Absolutely. Given that an Account Manager interacts regularly with people of all different backgrounds and responsibilities, it wouldn’t make much sense to suggest that one background, degree structure, or employment history would be the only fit.
What’s more important, rather, is a diverse set of experiences leading to the development of a unique skill set. From experience, such a person needs to be equipped socially to work with teams across business units and in other companies and wrap their head around topics from number-crunching deal negotiations to product knowledge to understanding their clients’ customers. Curiosity is essential, and such a person would hopefully express a willingness to get involved in projects pertaining both specifically to their clients but also the business more generally.
What's the coolest thing about your job?
The best thing about my job is being able to involve myself in a medley of projects. Working with our clients is great, but the opportunity to learn from different business units and work on “bigger picture” projects keeps things exciting. This also allows for close engagement with internal teams and senior staff whose expertise and tips I would not otherwise be exposed to.
As a 21-year-old at the beginning of my career, it’s important that I don’t feel “boxed in.” I have no idea where my career will eventually take me, and I’m sure there are many roles and experiences out there which I have no idea about! Hence, the company culture at Mastercard that fosters curiosity and involvement across multiple areas of business really works for me, so long as I’m careful to not spread myself too thinly.

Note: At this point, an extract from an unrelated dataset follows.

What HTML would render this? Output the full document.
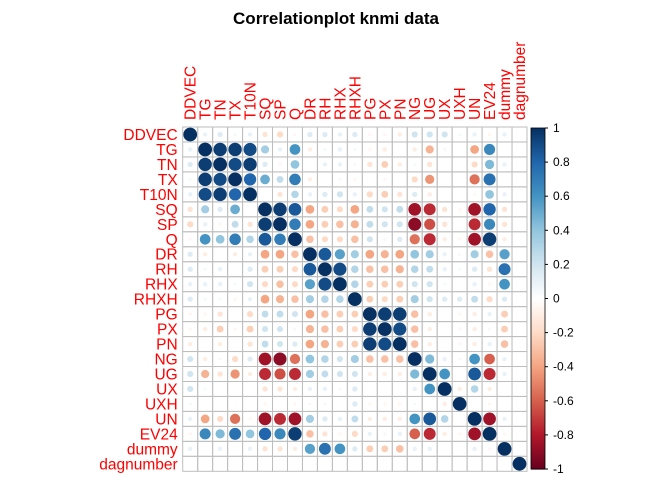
<!DOCTYPE html>
<html><head><meta charset="utf-8"><style>
body{margin:0;background:#fff;font-family:"Liberation Sans",sans-serif}
svg text{font-family:"Liberation Sans",sans-serif}
</style></head><body>
<svg id="chart" width="672" height="480" xmlns="http://www.w3.org/2000/svg">
<text x="336" y="24" text-anchor="middle" font-size="17" font-weight="bold">Correlationplot knmi data</text>
<g id="cells"></g><g id="labels"></g><g id="legend"></g>
</svg>
<script>
const vars=["DDVEC","TG","TN","TX","T10N","SQ","SP","Q","DR","RH","RHX","RHXH","PG","PX","PN","NG","UG","UX","UXH","UN","EV24","dummy","dagnumber"];
// upper triangle rows (values to the right of diagonal)
const upper=[
[.1,.15,.05,.1,-.15,-.2,-.05,.15,.15,.1,.15,-.05,-.05,-.1,.2,.2,.2,.05,.1,-.05,.1,0],
[.95,.95,.9,.35,.1,.6,-.1,.05,.1,.05,-.05,-.1,0,-.1,-.35,.05,0,-.4,.65,0,0],
[.9,.95,.15,-.05,.4,0,.1,.1,.05,-.15,-.25,-.1,.05,-.15,0,0,-.2,.45,.1,0],
[.8,.5,.25,.7,-.1,0,.05,-.05,0,-.05,0,-.2,-.45,0,0,-.55,.75,0,0],
[0,-.15,.3,.1,.15,.2,.1,-.2,-.25,-.15,.15,-.1,0,0,-.05,.4,.1,0],
[.95,.85,-.4,-.25,-.2,-.4,.25,.2,.25,-.85,-.75,-.15,-.05,-.85,.8,-.15,0],
[.7,-.4,-.25,-.3,-.35,.25,.2,.2,-.9,-.65,-.15,0,-.75,.65,-.15,0],
[-.3,-.2,-.2,-.3,.2,.05,.15,-.55,-.75,-.1,-.05,-.85,.95,-.1,0],
[.85,.55,.35,-.4,-.35,-.4,.4,.35,.1,.05,.35,-.3,.55,0],
[.9,.3,-.3,-.3,-.35,.3,.25,.1,.05,.15,-.15,.75,0],
[.3,-.25,-.25,-.25,.2,.2,.05,0,.1,-.05,.6,0],
[-.25,-.2,-.25,.35,.2,.15,.15,.25,-.2,.15,0],
[.95,.95,-.3,-.1,0,-.05,-.1,.1,-.25,0],
[.9,-.3,-.1,0,-.05,-.1,.05,-.25,0],
[-.3,-.1,0,-.05,-.1,.1,-.3,0],
[.45,.1,.05,.6,-.6,.1,0],
[.6,0,.85,-.75,.1,0],
[-.1,.3,-.1,0,0],
[0,-.05,0,0],
[-.85,.1,0],
[-.05,0],
[0]];
const legendTicks=[1,0.8,0.6,0.4,0.2,0,-0.2,-0.4,-0.6,-0.8,-1];
const pal=["#67001F","#B2182B","#D6604D","#F4A582","#FDDBC7","#FFFFFF","#D1E5F0","#92C5DE","#4393C3","#2166AC","#053061"];
const n=vars.length, X0=182.7, Y0=127, C=(527-182.7)/n;
function hex(h){return [1,3,5].map(i=>parseInt(h.substr(i,2),16));}
function col(v){const t=(v+1)/2*10;const i=Math.min(9,Math.floor(t));const f=t-i;const a=hex(pal[i]),b=hex(pal[i+1]);return "rgb("+a.map((x,k)=>Math.round(x+(b[k]-x)*f)).join(",")+")";}
function xS(j){return X0+j*C;} function yS(i){return Y0+i*C;}
function val(i,j){if(i===j)return 1;if(i>j){const t=i;i=j;j=t;}return upper[i][j-i-1];}
const NS="http://www.w3.org/2000/svg";
const g=document.getElementById("cells");
for(let i=0;i<n;i++)for(let j=0;j<n;j++){
 const r=document.createElementNS(NS,"rect");
 r.setAttribute("x",xS(j));r.setAttribute("y",yS(i));r.setAttribute("width",C);r.setAttribute("height",C);
 r.setAttribute("fill","none");r.setAttribute("stroke","#BEBEBE");r.setAttribute("stroke-width","1");
 
 
 g.appendChild(r);
 const v=val(i,j);
 const c=document.createElementNS(NS,"circle");
 c.setAttribute("cx",xS(j)+C/2);c.setAttribute("cy",yS(i)+C/2);c.setAttribute("r",0.46*C*Math.sqrt(Math.abs(v)));
 c.setAttribute("fill",col(v));
 
 
 g.appendChild(c);
}
const L=document.getElementById("labels");
vars.forEach((name,k)=>{
 const t=document.createElementNS(NS,"text");
 t.setAttribute("x",X0-5);t.setAttribute("y",yS(k)+C/2+5.5);t.setAttribute("text-anchor","end");
 t.setAttribute("font-size","15.5");t.setAttribute("fill","#FF0000");t.textContent=name;
 
 
 L.appendChild(t);
 const u=document.createElementNS(NS,"text");
 const cx=xS(k)+C/2+5.5,cy=Y0-7;
 u.setAttribute("x",cx);u.setAttribute("y",cy);u.setAttribute("transform","rotate(-90 "+cx+" "+cy+")");
 u.setAttribute("font-size","15.5");u.setAttribute("fill","#FF0000");u.textContent=name;
 
 
 L.appendChild(u);
});
const G=document.getElementById("legend");
const LX=531,LW=14,LT=128,LB=469;
for(let s=0;s<200;s++){
 const v=1-(s+0.5)/100;
 const r=document.createElementNS(NS,"rect");
 r.setAttribute("x",LX);r.setAttribute("y",LT+s*(LB-LT)/200);r.setAttribute("width",LW);r.setAttribute("height",(LB-LT)/200+0.6);
 r.setAttribute("fill",col(v));
 
 
 G.appendChild(r);
}
const fr=document.createElementNS(NS,"rect");
fr.setAttribute("x",LX);fr.setAttribute("y",LT);fr.setAttribute("width",LW);fr.setAttribute("height",LB-LT);fr.setAttribute("fill","none");fr.setAttribute("stroke","#000");fr.setAttribute("stroke-width","0.8");


G.appendChild(fr);
legendTicks.forEach(v=>{
 const y=LT+(1-v)/2*(LB-LT);
 const ln=document.createElementNS(NS,"line");
 ln.setAttribute("x1",LX+LW);ln.setAttribute("x2",LX+LW+3);ln.setAttribute("y1",y);ln.setAttribute("y2",y);ln.setAttribute("stroke","#000");
 
 
 G.appendChild(ln);
 const t=document.createElementNS(NS,"text");
 t.setAttribute("x",LX+LW+8);t.setAttribute("y",y+4);t.setAttribute("font-size","12");t.textContent=String(v);
 
 
 G.appendChild(t);
});
</script>
</body></html>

What are the limitations of your job?
In a nutshell, the cliché that the most worthwhile things are typically the most challenging has proven true for me. The diverse opportunities afforded to me don’t mean my base responsibilities evaporate. Taking on extra work across the business broadens my mind, builds networks, and keeps the day-to-day engaging, but I need to organise my workload, know my limits, and “choose my battles”. Before taking on extra projects, particularly those with a tight delivery timeline, I need to be cognisant of my current workload and make a call on whether it’s doable. I’ve worked some later hours for the more high-pressure projects; but they have proven worthwhile, as these situations are temporary but invaluable in building my skill set.